Monday, May 25, 2009

Healing

There is a process we all go through in every situation. I have gone through shock.. horror, disbelief... And now.. Anger, bitterness, resentment. Nothing can get us through these emotions as thoroughly as God. He has shown up in every way in my life lately. I may be going through crap, but he has brought me amazing people to not only help me go through this, but for me to help them through similar things. Together and with God we will endure. We have to have perseverence. We have to continue on with God as our only strength. Thank you dear friends who have come from literally nowhere.. Sent only from God to walk through side by side. It is a new day and I can conquer it and move forward with Him. What a blessing to know!

Wednesday, May 13, 2009

Teeth, Animals and Moms!






Well Jaden had his first cavity filled the other day and he was soo nervous. He cried because he didn't know what to expect. And I wasn't sure how he would think that it felt. He hated having his mouth numb. He was soo afraid he would slobber.. It was soo stinkin cute. I just could not stand it. I tried so hard to be supportive and not chuckle, and I managed but barely. Afterwards the dentist said he really did a great job and listened really well to all that he was supposed to do.








Here is a picture of him ... so cute














Then last wed. We went to the zoo for Jaden's field trip. One of the buses was late and it took almsot an hour off their time at the zoo. Kind of a bummer. But I took Kyla and Addy and we had a great time. Kyla loves giraffes.. It is so funny.. I never liked them but she LOVES them..



And then finally.. Moms Day. Even though it was a tough day for me not having Chris around. And itbeing the day after our anniversary. I did ok. It was so great to be with my sister all weekend and just be. She is totally spoiling me and I love her for it.. (well I love her either way, but she is being so amazing through all my problems.) My kids were great on Mothers day I got great little home made gifts.. which are by far my favorite thing to get. I totally love being a mom. There is no greater blessing in the world.

The kids....

You know I hate hate hate to have to share the kids. It is soo hard. Trying to figure out when I get them and when he gets them and what Holidays we both want. It sucks.. Flat out sucks. Part of me wants to say NO you did this to us, why should you get the kids. But then part of me says that they need to see him and it is so important for him to be in their lives. I could never keep them from him. But the angry side of me wants to. But I think that with all the arrangements that we are working out it will help me to heal a deep deep wound. It will help me see that if I have to, I can do it on my own. I am a strong individual and with God by my side I know that I can do anything..

Sunday, May 3, 2009

First Realization



Well I guess reality has sunk in. I have been excluded from the first event of many I am sure.. Which is only to be expected when we have so many of the same friends. But it doesn't make it hurt any less. So I will be celebrating my anniversary with my kids.
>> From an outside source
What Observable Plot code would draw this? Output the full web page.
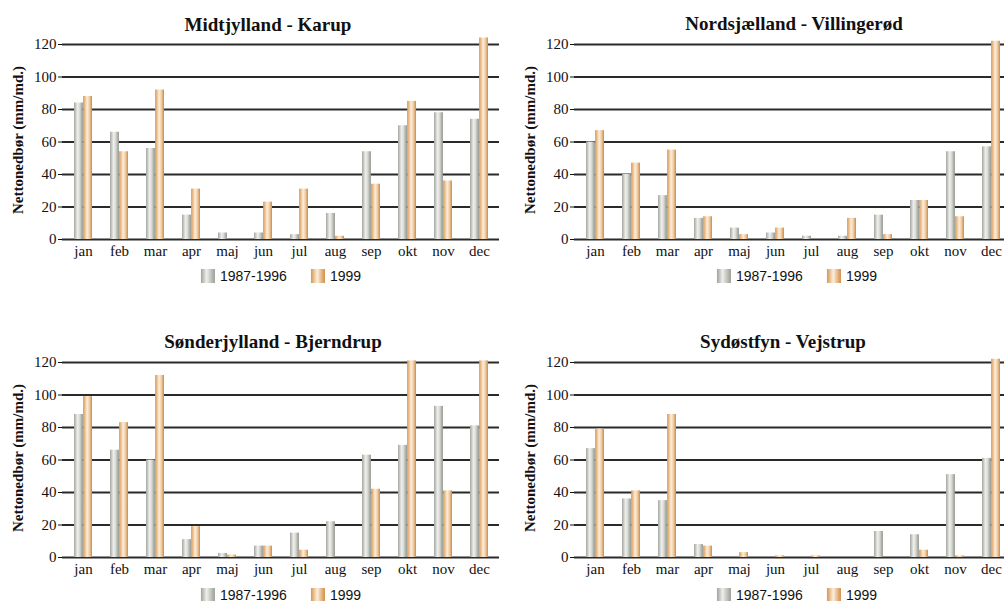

Maybe I can take them to a movie and spend some time loving on them. It is however mothers day weekend and I love being their mom. They are the things that keep me going. They are so happy and so loving. Right now they are making cards for their dad and my dear friend Gwen. They are so creative.




Addy is still not crawling..(which is fine by me) But she does the cutest dang thing with her tongue


This was her waiting for mommy and crew to load boxes at Ikea and she was looking in the mirror watching herself stick out her tongue.


This week I planted flowers and that made me feel better to have some color in my yard. Now I just need to get my sprinklers fixed so I can water them and do some more. Chris got some free sod today so he is helping a little fix up the house. So that it has some curb appeal when we sell it.
It isn't much but it is amazing how much better I feel.
We are on week 3. I was looking at pictures tonight of my brothers wedding and all I can think of is that we were happy then. Nothing had happened, I still had my life. Now things just seem sooo messed up. Can you tell since I seem to be jumping from topic to topic!